● Task statement
Retype the opening lines of the listing below, ending with the line that contains "from matplotlib.ticker import MultipleLocator", and leave out any pictures.

● Supplied data
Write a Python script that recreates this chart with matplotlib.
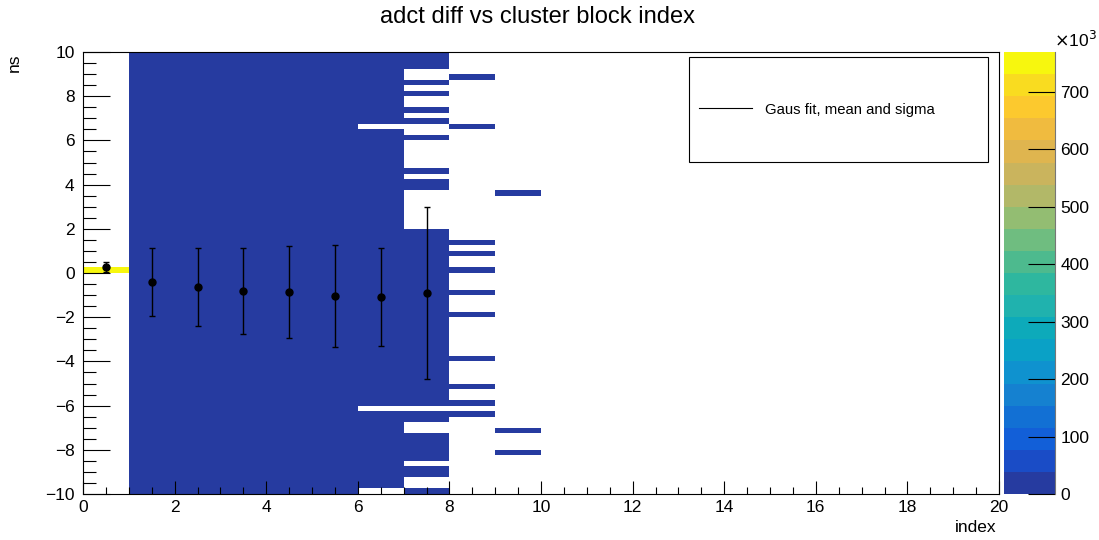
import numpy as np
import matplotlib.pyplot as plt
from matplotlib.colors import ListedColormap, Normalize
from matplotlib.lines import Line2D
from matplotlib.patches import Rectangle
from matplotlib.ticker import MultipleLocator

plt.rcParams['font.family'] = ['Liberation Sans', 'DejaVu Sans']

# binning of the 2D histogram: 20 index bins, 80 bins of 0.25 ns
x_edges = np.linspace(0, 20, 21)
y_edges = np.linspace(-10, 10, 81)

# occupied y ranges (ns) for each index bin, all other bins are empty
filled = {
    0: [(0.0, 0.25)],
    1: [(-10, 10)],
    2: [(-10, 10)],
    3: [(-10, 10)],
    4: [(-10, 10)],
    5: [(-10, 10)],
    6: [(-9.75, -6.25), (-6.0, 6.5), (6.75, 10)],
    7: [(-10, -9.75), (-9.25, -8.75), (-8.5, -7.25), (-6.75, -6.25), (-6.0, 2.0),
        (3.75, 4.25), (4.5, 4.75), (6.0, 6.25), (6.75, 7.0), (7.25, 7.5),
        (8.0, 8.25), (8.5, 8.75), (9.25, 10)],
    8: [(-6.5, -6.25), (-6.0, -5.75), (-5.25, -5.0), (-4.0, -3.75), (-2.0, -1.75),
        (-1.0, -0.75), (0.0, 0.25), (0.75, 1.0), (1.25, 1.5), (6.5, 6.75), (8.75, 9.0)],
    9: [(-8.25, -8.0), (-7.25, -7.0), (3.5, 3.75)],
}
peak_count = 769000   # the single yellow bin
low_count = 2000      # everything else sits in the lowest colour band

# gaus fit results per index bin
fit_x = [0.5, 1.5, 2.5, 3.5, 4.5, 5.5, 6.5, 7.5]
fit_mean = [0.27, -0.41, -0.63, -0.80, -0.86, -1.06, -1.10, -0.90]
fit_sigma = [0.24, 1.52, 1.76, 1.94, 2.07, 2.31, 2.22, 3.88]

# ROOT kBird-like palette, 20 contours
bird = ['#263ba0', '#1a4cc6', '#125fd8', '#1270d4', '#1581d0', '#0f92cf',
        '#0aa1c6', '#0daaba', '#20b2ae', '#2eb79f', '#4dba8e', '#6fbd80',
        '#93bd72', '#b2b868', '#cab45d', '#dfb54f', '#f0bb3f', '#fcc92e',
        '#f9dc20', '#f7f70e']

############### build histogram ###################
y_cent = 0.5 * (y_edges[:-1] + y_edges[1:])
H = np.zeros((len(y_edges) - 1, len(x_edges) - 1))
for col, ranges in filled.items():
    for lo, hi in ranges:
        H[(y_cent > lo) & (y_cent < hi), col] = low_count
H[(y_cent > 0) & (y_cent < 0.25), 0] = peak_count
H = np.ma.masked_equal(H, 0)

fig = plt.figure(figsize=(10.99, 5.40), dpi=100)
ax = fig.add_axes([83/1099, 46/540, 916/1099, 442/540])
cax = fig.add_axes([1004/1099, 46/540, 51/1099, 442/540])

cmap = ListedColormap(bird)
norm = Normalize(0, peak_count)
mesh = ax.pcolormesh(x_edges, y_edges, H, cmap=cmap, norm=norm)

ax.errorbar(fit_x, fit_mean, yerr=fit_sigma, fmt='o', color='black', ms=5,
            elinewidth=1, capsize=2.5, capthick=1)

ax.set_xlim(0, 20)
ax.set_ylim(-10, 10)
ax.xaxis.set_major_locator(MultipleLocator(2))
ax.xaxis.set_minor_locator(MultipleLocator(0.5))
ax.yaxis.set_major_locator(MultipleLocator(2))
ax.yaxis.set_minor_locator(MultipleLocator(0.5))
ax.tick_params(axis='both', which='both', direction='in', labelsize=12.5,
               top=False, right=False, width=0.8)
ax.tick_params(axis='y', which='major', length=19.5, pad=6)
ax.tick_params(axis='y', which='minor', length=9.7)
ax.tick_params(axis='x', which='major', length=9.6, pad=4)
ax.tick_params(axis='x', which='minor', length=4.8)
for s in ax.spines.values():
    s.set_linewidth(0.8)

fig.suptitle('adct diff vs cluster block index', x=537/1099, y=1 - 6/540,
             va='top', fontsize=17)
fig.text(14/1099, 1 - 53/540, 'ns', rotation=90, ha='center', va='top', fontsize=12.5)
fig.text(997/1099, 1 - 520/540, 'index', ha='right', va='top', fontsize=12.5)

# legend box (frame drawn as a plain rectangle, entry from ax.legend)
ax.add_patch(Rectangle((0.6616, 0.751), 0.3264, 0.2377, transform=ax.transAxes,
                       facecolor='white', edgecolor='black', lw=0.8, zorder=5))
handle = Line2D([], [], color='black', lw=0.8)
leg = ax.legend([handle], ['Gaus fit, mean and sigma'], loc='center left',
                bbox_to_anchor=(0.6616 + 4/916, 0.751 + 0.2377/2),
                fontsize=10.7, frameon=False, borderpad=0.4,
                handlelength=3.6, handletextpad=0.85, borderaxespad=0)
leg.set_zorder(6)

############### palette axis ###################
cb = fig.colorbar(mesh, cax=cax)
cb.outline.set_visible(False)
cb.set_ticks(np.arange(0, 800000, 100000))
cb.set_ticklabels([str(v) for v in range(0, 800, 100)])
cax.yaxis.set_ticks_position('right')
cax.tick_params(direction='in', length=19.5, width=0.8, labelsize=12.5, pad=4)
cax.spines['right'].set_visible(True)
cax.spines['right'].set_color('#777777')
fig.text(1075/1099, 1 - 30/540, r'$\times$10$^{3}$', ha='center', va='top', fontsize=12.5)

fig.savefig('out.png', dpi=100)
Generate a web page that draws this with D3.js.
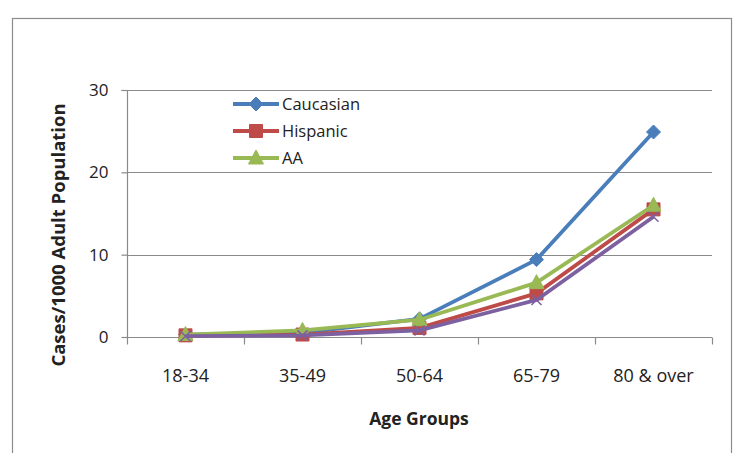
<!DOCTYPE html>
<html>
<head>
<meta charset="utf-8">
<script src="https://cdn.jsdelivr.net/npm/d3@7/dist/d3.min.js"></script>
<style>
  html, body { margin: 0; padding: 0; background: #fff; }
  svg { display: block; }
  text { font-family: "Open Sans", "Liberation Sans", sans-serif; fill: #222; }
</style>
</head>
<body>
<svg id="chart" width="738" height="453"></svg>
<script>
// Age-group categories and incidence per 1000 adults
const categories = ["18-34", "35-49", "50-64", "65-79", "80 & over"];
const caucasian = [0.3, 0.5, 2.2, 9.4, 24.9];
const hispanic  = [0.2, 0.3, 1.1, 5.3, 15.5];
const aa        = [0.3, 0.8, 2.1, 6.6, 16.0];
const other     = [0.1, 0.2, 0.8, 4.5, 14.6];
const yTicks = [0, 10, 20, 30];

const series = [
  { name: "Caucasian", values: caucasian, color: "#4A7EBB", marker: "diamond", legend: true },
  { name: "Hispanic",  values: hispanic,  color: "#BE4B48", marker: "square",  legend: true },
  { name: "AA",        values: aa,        color: "#98B954", marker: "triangle", legend: true },
  { name: "Other",     values: other,     color: "#7D60A0", marker: "x",       legend: false }
];

const svg = d3.select("#chart");

// outer chart frame
svg.append("rect")
  .attr("x", 12.5).attr("y", 18.5)
  .attr("width", 719).attr("height", 460)
  .attr("fill", "#fff").attr("stroke", "#8c8c8c").attr("stroke-width", 1.2);

const plot = { left: 127, right: 712, top: 90, bottom: 337 };

const x = d3.scaleBand().domain(categories).range([plot.left, plot.right]);
const y = d3.scaleLinear().domain([0, 30]).range([plot.bottom, plot.top]);

// horizontal gridlines
svg.append("g").selectAll("line").data(yTicks.filter(d => d > 0)).join("line")
  .attr("x1", plot.left).attr("x2", plot.right)
  .attr("y1", d => Math.round(y(d)) + 0.5).attr("y2", d => Math.round(y(d)) + 0.5)
  .attr("stroke", "#8a8a8a").attr("stroke-width", 1.2);

// y axis
const yAxis = svg.append("g")
  .attr("transform", `translate(${plot.left + 0.5},0)`)
  .call(d3.axisLeft(y).tickValues(yTicks).tickSize(6).tickPadding(13));
yAxis.selectAll("path, line").attr("stroke", "#8a8a8a").attr("stroke-width", 1.2);
yAxis.select(".domain").attr("d", `M-6,${plot.top + 0.5}H0V${plot.bottom + 0.5}`);
yAxis.selectAll("text").style("font-size", "17px").style("font-family", "'Open Sans', sans-serif").attr("fill", "#222");

// x axis with ticks at category boundaries
const xAxisG = svg.append("g").attr("transform", `translate(0,${Math.round(plot.bottom) + 0.5})`);
xAxisG.append("line").attr("x1", plot.left).attr("x2", plot.right)
  .attr("stroke", "#8a8a8a").attr("stroke-width", 1.2);
const bounds = categories.map(c => x(c)).concat([plot.right]);
xAxisG.selectAll("line.tick").data(bounds).join("line").attr("class", "tick")
  .attr("x1", d => Math.round(d) + 0.5).attr("x2", d => Math.round(d) + 0.5)
  .attr("y1", 0).attr("y2", 7)
  .attr("stroke", "#8a8a8a").attr("stroke-width", 1.2);
xAxisG.selectAll("text").data(categories).join("text")
  .attr("x", d => x(d) + x.bandwidth() / 2)
  .attr("y", 44)
  .attr("text-anchor", "middle")
  .style("font-size", "18px")
  .text(d => d);

// axis titles
svg.append("text")
  .attr("x", 419).attr("y", 425)
  .attr("text-anchor", "middle")
  .style("font-size", "17.5px").style("font-weight", "bold")
  .text("Age Groups");
svg.append("text")
  .attr("transform", `translate(65,235) rotate(-90)`)
  .attr("text-anchor", "middle")
  .style("font-size", "18.5px").style("font-weight", "bold")
  .text("Cases/1000 Adult Population");

// marker shapes
function markerPath(type) {
  switch (type) {
    case "diamond": return "M0,-7L7,0L0,7L-7,0Z";
    case "square": return "M-6.5,-6.5H6.5V6.5H-6.5Z";
    case "triangle": return "M0,-8L7.5,6H-7.5Z";
    default: return "M-5,-5L5,5M-5,5L5,-5";
  }
}

const line = d3.line()
  .x((d, i) => x(categories[i]) + x.bandwidth() / 2)
  .y(d => y(d));

series.forEach(s => {
  const g = svg.append("g");
  g.append("path").datum(s.values)
    .attr("d", line)
    .attr("fill", "none").attr("stroke", s.color)
    .attr("stroke-width", 3.8).attr("stroke-linejoin", "round");
  g.selectAll("path.m").data(s.values).join("path").attr("class", "m")
    .attr("transform", (d, i) => `translate(${x(categories[i]) + x.bandwidth() / 2},${y(d)})`)
    .attr("d", markerPath(s.marker))
    .attr("fill", s.marker === "x" ? "none" : s.color)
    .attr("stroke", s.color)
    .attr("stroke-width", s.marker === "x" ? 1.5 : 1);
});

// legend
const legend = svg.append("g");
series.filter(s => s.legend).forEach((s, i) => {
  const ly = 104 + i * 27;
  legend.append("line").attr("x1", 233).attr("x2", 279).attr("y1", ly).attr("y2", ly)
    .attr("stroke", s.color).attr("stroke-width", 3.8);
  legend.append("path").attr("transform", `translate(256,${ly})`)
    .attr("d", markerPath(s.marker)).attr("fill", s.color).attr("stroke", s.color);
  legend.append("text").attr("x", 282).attr("y", ly + 6)
    .style("font-size", "16.5px").text(s.name);
});
</script>
</body>
</html>
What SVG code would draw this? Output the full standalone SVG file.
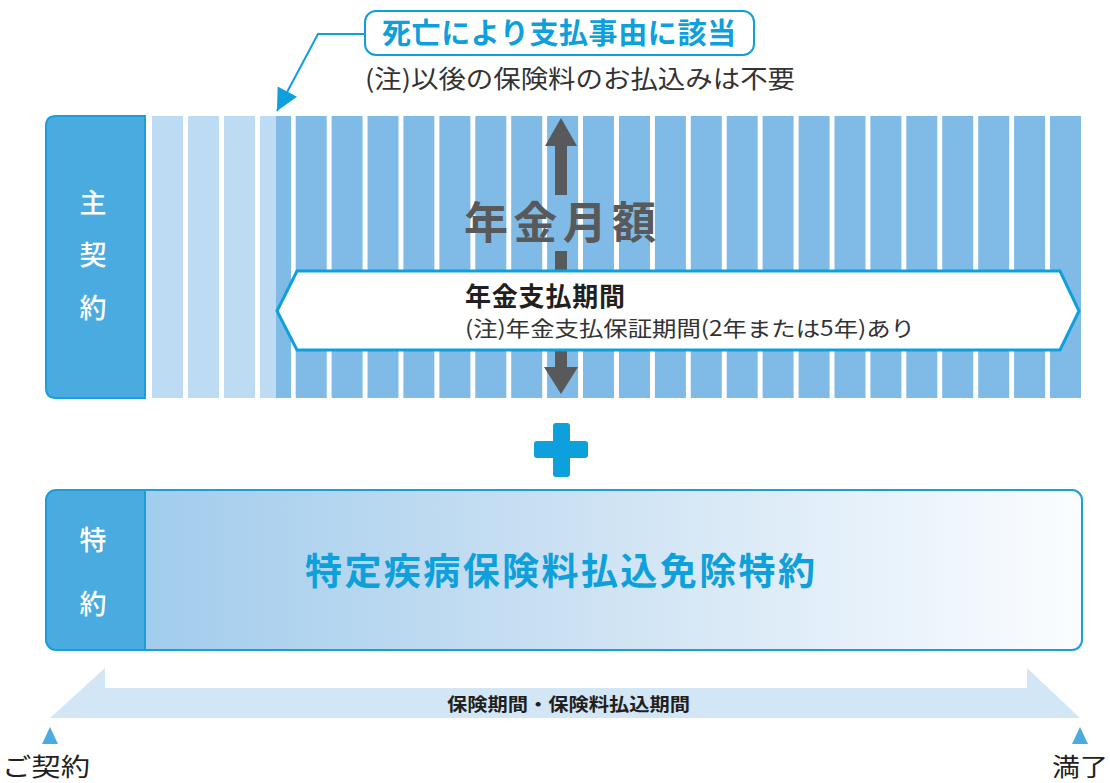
<svg xmlns="http://www.w3.org/2000/svg" width="1110" height="783" viewBox="0 0 1110 783">
<defs>
<style>
.jp{font-family:"Noto Sans CJK JP","Noto Sans",sans-serif;}
.lbl{fill:#ffffff;font-size:27px;font-weight:500;text-anchor:middle;}
.sl{fill:#bddbf2;}
.sd{fill:#7fbbe6;}
.blue{fill:#0ea0dc;}
.gray{fill:#58595b;}
.dark{fill:#333333;}
</style>
<linearGradient id="grad" x1="0" y1="0" x2="1" y2="0">
<stop offset="0" stop-color="#98c8eb"/>
<stop offset="0.45" stop-color="#c6def2"/>
<stop offset="1" stop-color="#fbfdff"/>
</linearGradient>
<marker id="ah" viewBox="0 0 10 10" refX="10" refY="5" markerWidth="24" markerHeight="22" orient="auto" markerUnits="userSpaceOnUse">
<path d="M0,0 L10,5 L0,10 z" fill="#0ea0dc"/>
</marker>
</defs>

<g id="main-contract">
<path d="M56,116 H145 V398 H56 Q46,398 46,388 V126 Q46,116 56,116 Z" fill="#4aabe0" stroke="#1a9fdc" stroke-width="2"/>
<text class="jp lbl" x="93" y="213">主</text>
<text class="jp lbl" x="93" y="265">契</text>
<text class="jp lbl" x="93" y="318">約</text>
</g>

<g id="stripes">
<rect class="sl" x="152" y="116" width="31" height="282"/>
<rect class="sl" x="188" y="116" width="31" height="282"/>
<rect class="sl" x="224" y="116" width="31" height="282"/>
<rect class="sl" x="260" y="116" width="16" height="282"/>
<rect class="sd" x="276" y="116" width="15" height="282"/>
<rect class="sd" x="295.7" y="116" width="31" height="282"/>
<rect class="sd" x="331.6" y="116" width="31" height="282"/>
<rect class="sd" x="367.5" y="116" width="31" height="282"/>
<rect class="sd" x="403.4" y="116" width="31" height="282"/>
<rect class="sd" x="439.4" y="116" width="31" height="282"/>
<rect class="sd" x="475.3" y="116" width="31" height="282"/>
<rect class="sd" x="511.2" y="116" width="31" height="282"/>
<rect class="sd" x="547.1" y="116" width="31" height="282"/>
<rect class="sd" x="583.0" y="116" width="31" height="282"/>
<rect class="sd" x="619.0" y="116" width="31" height="282"/>
<rect class="sd" x="654.9" y="116" width="31" height="282"/>
<rect class="sd" x="690.8" y="116" width="31" height="282"/>
<rect class="sd" x="726.7" y="116" width="31" height="282"/>
<rect class="sd" x="762.6" y="116" width="31" height="282"/>
<rect class="sd" x="798.6" y="116" width="31" height="282"/>
<rect class="sd" x="834.5" y="116" width="31" height="282"/>
<rect class="sd" x="870.4" y="116" width="31" height="282"/>
<rect class="sd" x="906.3" y="116" width="31" height="282"/>
<rect class="sd" x="942.2" y="116" width="31" height="282"/>
<rect class="sd" x="978.2" y="116" width="31" height="282"/>
<rect class="sd" x="1014.1" y="116" width="31" height="282"/>
<rect class="sd" x="1050" y="116" width="31" height="282"/>
</g>

<g id="pension-amount">
<path d="M561,118 L577,146 L567,146 L567,195 L555,195 L555,146 L545,146 Z" fill="#58595b"/>
<rect x="555" y="251" width="12" height="22" fill="#58595b"/>
<path d="M555,349 L567,349 L567,367 L578,367 L561,394 L544,367 L555,367 Z" fill="#58595b"/>
<text class="jp gray" x="464" y="239" font-size="44" font-weight="700" textLength="192" lengthAdjust="spacing">年金月額</text>
</g>

<g id="payment-period">
<polygon points="297,271 1060,271 1079,311 1060,350 297,350 277,311" fill="#ffffff" stroke="#0ea0dc" stroke-width="3"/>
<text class="jp" x="465" y="306" font-size="26" font-weight="700" fill="#231f20" textLength="160" lengthAdjust="spacing">年金支払期間</text>
<text class="jp dark" x="465" y="336" font-size="21" textLength="450" lengthAdjust="spacingAndGlyphs">(注)年金支払保証期間(2年または5年)あり</text>
</g>

<g id="death-callout">
<rect x="365" y="11" width="389" height="44" rx="11" ry="11" fill="#ffffff" stroke="#0ea0dc" stroke-width="2"/>
<text class="jp blue" x="382" y="44" font-size="29" font-weight="700" textLength="354" lengthAdjust="spacing">死亡により支払事由に該当</text>
<text class="jp dark" x="365" y="88" font-size="25" textLength="430" lengthAdjust="spacingAndGlyphs">(注)以後の保険料のお払込みは不要</text>
</g>

<g id="plus">
<rect x="553" y="423" width="17" height="54" rx="3" class="blue"/>
<rect x="534" y="441" width="54" height="17" rx="3" class="blue"/>
</g>

<g id="rider">
<rect x="46" y="490" width="1036" height="160" rx="10" ry="10" fill="url(#grad)"/>
<path d="M56,490 H145 V650 H56 Q46,650 46,640 V500 Q46,490 56,490 Z" fill="#4aabe0"/>
<line x1="145" y1="490" x2="145" y2="650" stroke="#1a9fdc" stroke-width="2"/>
<rect x="46" y="490" width="1036" height="160" rx="10" ry="10" fill="none" stroke="#1a9fdc" stroke-width="2"/>
<text class="jp lbl" x="93" y="550">特</text>
<text class="jp lbl" x="93" y="614">約</text>
<text class="jp blue" x="305" y="585" font-size="37" font-weight="700" textLength="510" lengthAdjust="spacing">特定疾病保険料払込免除特約</text>
</g>

<g id="period-band">
<polygon points="50,718 105,668 105,688 1027,688 1027,668 1080,718" fill="#d2e6f6"/>
<text class="jp" x="447" y="711" font-size="18" font-weight="700" fill="#231f20" textLength="243" lengthAdjust="spacingAndGlyphs">保険期間・保険料払込期間</text>
</g>

<g id="start">
<polygon points="50,727 58,744 42,744" fill="#4aabe0"/>
<text class="jp" x="2" y="776" font-size="25" fill="#231f20" textLength="88" lengthAdjust="spacingAndGlyphs">ご契約</text>
</g>

<g id="end">
<polygon points="1080,727 1088,744 1072,744" fill="#4aabe0"/>
<text class="jp" x="1052" y="776" font-size="25" fill="#231f20" textLength="56" lengthAdjust="spacingAndGlyphs">満了</text>
</g>

<g id="connectors">
<polyline points="365,34 318,34 277,111" fill="none" stroke="#0ea0dc" stroke-width="2" marker-end="url(#ah)"/>
</g>
</svg>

● Answer for this exercise
Write a Python script that recreates this chart with matplotlib.
import numpy as np
import matplotlib.pyplot as plt
from matplotlib.colors import ListedColormap, Normalize
from matplotlib.lines import Line2D
from matplotlib.patches import Rectangle
from matplotlib.ticker import MultipleLocator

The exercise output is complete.